◆ Direction
Extract the first line through the line containing "const groundValue = 0.3997;" from the listing below, exactly as written.

+++

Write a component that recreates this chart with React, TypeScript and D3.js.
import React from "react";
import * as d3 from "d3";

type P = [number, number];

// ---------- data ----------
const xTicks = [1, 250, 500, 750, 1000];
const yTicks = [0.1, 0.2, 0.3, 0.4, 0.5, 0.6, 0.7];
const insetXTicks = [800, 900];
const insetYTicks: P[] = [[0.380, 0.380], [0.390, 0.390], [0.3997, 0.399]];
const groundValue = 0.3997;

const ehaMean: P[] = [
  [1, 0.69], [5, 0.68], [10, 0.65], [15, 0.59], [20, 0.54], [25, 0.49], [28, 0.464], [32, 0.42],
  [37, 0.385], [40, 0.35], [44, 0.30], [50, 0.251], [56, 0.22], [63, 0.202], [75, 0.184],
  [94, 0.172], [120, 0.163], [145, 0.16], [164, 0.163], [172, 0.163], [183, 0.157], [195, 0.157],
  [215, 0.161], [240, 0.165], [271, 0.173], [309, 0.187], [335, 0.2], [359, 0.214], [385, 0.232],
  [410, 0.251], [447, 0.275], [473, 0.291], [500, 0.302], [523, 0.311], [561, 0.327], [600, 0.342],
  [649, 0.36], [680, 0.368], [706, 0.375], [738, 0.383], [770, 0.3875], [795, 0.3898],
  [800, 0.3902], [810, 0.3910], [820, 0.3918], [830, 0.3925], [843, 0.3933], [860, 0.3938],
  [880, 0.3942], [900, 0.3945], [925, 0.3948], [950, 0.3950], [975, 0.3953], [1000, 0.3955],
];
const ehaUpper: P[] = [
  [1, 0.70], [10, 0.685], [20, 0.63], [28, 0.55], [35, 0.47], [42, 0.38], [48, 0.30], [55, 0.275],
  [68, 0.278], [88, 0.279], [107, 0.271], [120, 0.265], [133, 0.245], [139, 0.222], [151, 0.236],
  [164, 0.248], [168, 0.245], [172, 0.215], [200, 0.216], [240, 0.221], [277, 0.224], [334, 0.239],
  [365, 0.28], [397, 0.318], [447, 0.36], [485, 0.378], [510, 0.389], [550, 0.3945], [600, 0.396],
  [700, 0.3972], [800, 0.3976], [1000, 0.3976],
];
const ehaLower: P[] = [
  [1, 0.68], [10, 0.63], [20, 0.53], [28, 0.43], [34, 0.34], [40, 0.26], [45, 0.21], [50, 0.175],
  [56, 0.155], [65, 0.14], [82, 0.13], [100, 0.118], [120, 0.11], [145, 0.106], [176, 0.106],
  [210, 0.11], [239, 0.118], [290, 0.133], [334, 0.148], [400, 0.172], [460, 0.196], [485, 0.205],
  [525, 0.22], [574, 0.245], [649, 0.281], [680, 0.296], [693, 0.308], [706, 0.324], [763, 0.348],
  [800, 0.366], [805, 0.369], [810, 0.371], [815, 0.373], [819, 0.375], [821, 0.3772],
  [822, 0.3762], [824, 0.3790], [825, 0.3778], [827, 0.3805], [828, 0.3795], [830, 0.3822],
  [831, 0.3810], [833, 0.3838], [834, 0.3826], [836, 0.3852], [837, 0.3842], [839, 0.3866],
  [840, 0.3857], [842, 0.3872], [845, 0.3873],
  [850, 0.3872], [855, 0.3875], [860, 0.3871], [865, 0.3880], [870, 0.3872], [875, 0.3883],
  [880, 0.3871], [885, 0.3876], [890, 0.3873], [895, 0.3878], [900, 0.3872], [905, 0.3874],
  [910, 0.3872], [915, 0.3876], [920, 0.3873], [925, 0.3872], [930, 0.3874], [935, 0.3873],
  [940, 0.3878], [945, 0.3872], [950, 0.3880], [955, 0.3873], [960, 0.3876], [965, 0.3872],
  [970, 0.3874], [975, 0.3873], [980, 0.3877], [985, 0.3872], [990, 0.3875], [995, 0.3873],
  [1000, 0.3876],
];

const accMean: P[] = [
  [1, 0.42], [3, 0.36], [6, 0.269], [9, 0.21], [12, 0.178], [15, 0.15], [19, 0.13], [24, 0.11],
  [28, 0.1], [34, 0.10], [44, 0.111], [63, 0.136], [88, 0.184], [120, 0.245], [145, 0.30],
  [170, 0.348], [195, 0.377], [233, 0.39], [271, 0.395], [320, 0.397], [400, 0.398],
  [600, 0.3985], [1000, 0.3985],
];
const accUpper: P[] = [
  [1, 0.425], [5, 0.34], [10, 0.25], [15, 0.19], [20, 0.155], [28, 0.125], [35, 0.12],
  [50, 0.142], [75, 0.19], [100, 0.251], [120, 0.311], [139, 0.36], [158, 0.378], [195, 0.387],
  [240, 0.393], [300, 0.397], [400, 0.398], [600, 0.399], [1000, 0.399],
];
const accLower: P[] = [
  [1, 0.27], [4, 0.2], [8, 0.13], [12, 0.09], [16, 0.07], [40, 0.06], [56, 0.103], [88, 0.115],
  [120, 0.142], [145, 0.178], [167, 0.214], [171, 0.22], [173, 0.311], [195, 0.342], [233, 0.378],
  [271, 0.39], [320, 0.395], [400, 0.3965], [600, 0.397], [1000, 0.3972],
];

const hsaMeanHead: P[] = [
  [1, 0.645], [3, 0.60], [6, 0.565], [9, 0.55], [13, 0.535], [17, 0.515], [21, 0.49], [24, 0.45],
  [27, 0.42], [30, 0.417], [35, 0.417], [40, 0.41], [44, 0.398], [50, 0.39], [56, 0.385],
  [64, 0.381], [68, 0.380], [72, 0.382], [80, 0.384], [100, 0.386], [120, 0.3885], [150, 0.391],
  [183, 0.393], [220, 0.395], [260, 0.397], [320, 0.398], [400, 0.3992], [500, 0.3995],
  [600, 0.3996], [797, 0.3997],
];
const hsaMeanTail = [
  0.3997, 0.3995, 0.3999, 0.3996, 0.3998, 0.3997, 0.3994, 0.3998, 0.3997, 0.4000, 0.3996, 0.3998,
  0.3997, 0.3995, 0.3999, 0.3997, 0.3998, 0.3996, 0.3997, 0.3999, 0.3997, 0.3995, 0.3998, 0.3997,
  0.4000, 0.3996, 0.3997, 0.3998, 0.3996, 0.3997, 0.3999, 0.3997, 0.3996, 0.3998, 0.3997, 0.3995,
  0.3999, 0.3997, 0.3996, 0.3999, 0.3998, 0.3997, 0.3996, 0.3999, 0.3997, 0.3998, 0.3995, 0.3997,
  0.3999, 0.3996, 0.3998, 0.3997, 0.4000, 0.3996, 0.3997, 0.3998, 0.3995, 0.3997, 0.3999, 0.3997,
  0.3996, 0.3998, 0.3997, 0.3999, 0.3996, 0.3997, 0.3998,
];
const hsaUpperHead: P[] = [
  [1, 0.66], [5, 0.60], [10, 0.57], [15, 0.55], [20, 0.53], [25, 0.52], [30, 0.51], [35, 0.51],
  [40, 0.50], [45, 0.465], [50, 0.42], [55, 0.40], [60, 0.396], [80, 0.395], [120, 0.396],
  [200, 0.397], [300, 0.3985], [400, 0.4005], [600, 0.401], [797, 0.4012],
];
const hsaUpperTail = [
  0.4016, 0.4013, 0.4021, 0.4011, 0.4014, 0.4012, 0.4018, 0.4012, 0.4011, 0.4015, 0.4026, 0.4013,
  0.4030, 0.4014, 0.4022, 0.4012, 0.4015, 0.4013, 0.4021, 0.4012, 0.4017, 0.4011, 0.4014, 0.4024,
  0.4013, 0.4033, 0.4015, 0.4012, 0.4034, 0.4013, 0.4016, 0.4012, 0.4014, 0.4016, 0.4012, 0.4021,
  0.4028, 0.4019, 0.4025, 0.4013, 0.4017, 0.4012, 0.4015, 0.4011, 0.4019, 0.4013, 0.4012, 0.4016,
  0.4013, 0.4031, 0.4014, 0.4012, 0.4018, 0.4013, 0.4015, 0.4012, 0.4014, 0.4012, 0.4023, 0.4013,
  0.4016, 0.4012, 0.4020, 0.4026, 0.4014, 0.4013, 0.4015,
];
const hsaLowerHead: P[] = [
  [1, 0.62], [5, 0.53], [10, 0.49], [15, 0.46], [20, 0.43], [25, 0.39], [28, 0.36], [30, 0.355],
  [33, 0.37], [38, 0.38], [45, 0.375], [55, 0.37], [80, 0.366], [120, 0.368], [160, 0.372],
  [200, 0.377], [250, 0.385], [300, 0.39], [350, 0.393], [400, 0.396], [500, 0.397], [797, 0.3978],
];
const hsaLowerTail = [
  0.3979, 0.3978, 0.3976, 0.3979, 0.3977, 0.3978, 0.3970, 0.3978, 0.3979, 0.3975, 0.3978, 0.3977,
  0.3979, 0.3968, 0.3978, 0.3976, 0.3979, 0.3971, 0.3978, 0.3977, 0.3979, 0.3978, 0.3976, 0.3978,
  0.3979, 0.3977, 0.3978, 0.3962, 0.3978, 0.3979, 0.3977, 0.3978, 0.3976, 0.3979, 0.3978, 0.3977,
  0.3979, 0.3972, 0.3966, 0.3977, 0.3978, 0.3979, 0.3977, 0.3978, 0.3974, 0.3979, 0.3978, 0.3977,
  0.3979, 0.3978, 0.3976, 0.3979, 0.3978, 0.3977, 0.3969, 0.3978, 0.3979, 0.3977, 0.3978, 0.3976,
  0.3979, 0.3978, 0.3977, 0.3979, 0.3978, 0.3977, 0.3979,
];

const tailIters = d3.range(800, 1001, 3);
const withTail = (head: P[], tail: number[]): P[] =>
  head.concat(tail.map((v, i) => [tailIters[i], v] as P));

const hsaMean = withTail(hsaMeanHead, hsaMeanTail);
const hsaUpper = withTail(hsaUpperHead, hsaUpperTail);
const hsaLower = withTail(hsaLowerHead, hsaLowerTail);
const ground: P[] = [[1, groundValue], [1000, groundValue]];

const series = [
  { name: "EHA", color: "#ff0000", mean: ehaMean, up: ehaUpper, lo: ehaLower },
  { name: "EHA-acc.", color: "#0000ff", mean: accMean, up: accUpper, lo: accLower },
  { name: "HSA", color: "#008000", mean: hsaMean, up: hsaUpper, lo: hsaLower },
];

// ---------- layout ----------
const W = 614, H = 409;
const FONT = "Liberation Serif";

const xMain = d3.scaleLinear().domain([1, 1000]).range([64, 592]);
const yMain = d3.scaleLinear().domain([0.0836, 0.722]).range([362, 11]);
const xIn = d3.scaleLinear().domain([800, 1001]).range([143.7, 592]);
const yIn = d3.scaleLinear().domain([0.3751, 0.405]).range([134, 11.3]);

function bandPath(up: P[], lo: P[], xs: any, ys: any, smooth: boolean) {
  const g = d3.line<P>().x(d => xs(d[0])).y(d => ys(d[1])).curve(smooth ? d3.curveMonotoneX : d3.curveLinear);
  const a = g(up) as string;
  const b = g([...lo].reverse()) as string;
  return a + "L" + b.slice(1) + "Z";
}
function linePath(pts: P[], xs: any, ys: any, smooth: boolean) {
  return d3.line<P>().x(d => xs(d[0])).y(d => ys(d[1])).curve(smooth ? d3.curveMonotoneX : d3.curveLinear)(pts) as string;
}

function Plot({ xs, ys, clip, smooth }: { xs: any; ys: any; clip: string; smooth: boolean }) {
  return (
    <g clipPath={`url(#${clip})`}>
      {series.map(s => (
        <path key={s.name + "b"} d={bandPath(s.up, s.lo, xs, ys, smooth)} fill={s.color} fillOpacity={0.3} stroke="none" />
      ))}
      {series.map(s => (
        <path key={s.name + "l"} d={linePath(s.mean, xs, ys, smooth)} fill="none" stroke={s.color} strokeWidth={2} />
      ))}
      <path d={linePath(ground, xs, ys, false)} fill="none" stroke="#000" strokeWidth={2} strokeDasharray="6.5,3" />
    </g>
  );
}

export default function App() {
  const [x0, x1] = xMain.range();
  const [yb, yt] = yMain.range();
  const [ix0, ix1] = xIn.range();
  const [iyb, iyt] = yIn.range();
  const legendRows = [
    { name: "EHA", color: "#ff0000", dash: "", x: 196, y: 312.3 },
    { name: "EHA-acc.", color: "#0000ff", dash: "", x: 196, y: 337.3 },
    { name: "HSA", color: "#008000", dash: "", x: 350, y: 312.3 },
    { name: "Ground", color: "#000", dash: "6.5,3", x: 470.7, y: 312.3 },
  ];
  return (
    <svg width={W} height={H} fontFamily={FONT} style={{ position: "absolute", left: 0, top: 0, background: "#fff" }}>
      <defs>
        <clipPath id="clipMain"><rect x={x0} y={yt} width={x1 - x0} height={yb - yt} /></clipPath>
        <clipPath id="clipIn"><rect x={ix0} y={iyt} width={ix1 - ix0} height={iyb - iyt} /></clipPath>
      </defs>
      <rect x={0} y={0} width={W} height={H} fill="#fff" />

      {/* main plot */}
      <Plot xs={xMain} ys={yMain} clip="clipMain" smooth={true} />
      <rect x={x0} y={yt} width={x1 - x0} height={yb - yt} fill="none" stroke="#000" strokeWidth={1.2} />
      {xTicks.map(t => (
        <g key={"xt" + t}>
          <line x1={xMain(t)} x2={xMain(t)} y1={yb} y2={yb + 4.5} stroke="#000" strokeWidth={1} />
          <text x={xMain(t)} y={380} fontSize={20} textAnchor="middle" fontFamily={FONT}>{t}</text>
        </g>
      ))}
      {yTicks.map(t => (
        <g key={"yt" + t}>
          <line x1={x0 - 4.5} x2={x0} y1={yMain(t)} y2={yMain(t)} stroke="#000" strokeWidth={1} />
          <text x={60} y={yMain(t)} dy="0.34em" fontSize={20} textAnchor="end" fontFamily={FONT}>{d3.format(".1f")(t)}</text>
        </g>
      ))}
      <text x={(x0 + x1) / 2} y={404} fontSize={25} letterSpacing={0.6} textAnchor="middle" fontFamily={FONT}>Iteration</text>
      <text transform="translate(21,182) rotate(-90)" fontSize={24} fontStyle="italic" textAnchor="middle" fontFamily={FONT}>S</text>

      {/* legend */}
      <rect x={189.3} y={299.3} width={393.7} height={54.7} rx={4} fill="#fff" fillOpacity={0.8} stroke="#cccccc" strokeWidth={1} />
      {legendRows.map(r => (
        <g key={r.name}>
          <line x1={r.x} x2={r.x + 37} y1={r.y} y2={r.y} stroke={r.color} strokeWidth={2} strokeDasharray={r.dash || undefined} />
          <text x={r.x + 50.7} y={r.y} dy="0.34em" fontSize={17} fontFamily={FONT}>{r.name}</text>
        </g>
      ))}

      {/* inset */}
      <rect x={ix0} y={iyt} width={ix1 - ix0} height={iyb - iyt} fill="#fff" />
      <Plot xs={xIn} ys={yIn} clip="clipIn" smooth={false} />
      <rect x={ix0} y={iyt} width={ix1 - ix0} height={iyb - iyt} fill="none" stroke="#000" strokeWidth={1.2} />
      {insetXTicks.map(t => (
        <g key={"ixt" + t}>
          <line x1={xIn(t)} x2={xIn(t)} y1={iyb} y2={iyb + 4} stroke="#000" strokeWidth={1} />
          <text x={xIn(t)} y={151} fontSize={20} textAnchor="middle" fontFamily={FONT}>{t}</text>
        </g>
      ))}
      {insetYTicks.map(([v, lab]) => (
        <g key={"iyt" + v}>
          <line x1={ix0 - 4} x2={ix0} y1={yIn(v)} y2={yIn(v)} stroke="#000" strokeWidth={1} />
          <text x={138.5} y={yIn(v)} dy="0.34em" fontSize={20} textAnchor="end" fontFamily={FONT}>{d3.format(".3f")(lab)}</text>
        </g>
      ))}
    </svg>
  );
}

+++

◆ Correct answer
Write a component that recreates this chart with React, TypeScript and D3.js.
import React from "react";
import * as d3 from "d3";

type P = [number, number];

// ---------- data ----------
const xTicks = [1, 250, 500, 750, 1000];
const yTicks = [0.1, 0.2, 0.3, 0.4, 0.5, 0.6, 0.7];
const insetXTicks = [800, 900];
const insetYTicks: P[] = [[0.380, 0.380], [0.390, 0.390], [0.3997, 0.399]];
const groundValue = 0.3997;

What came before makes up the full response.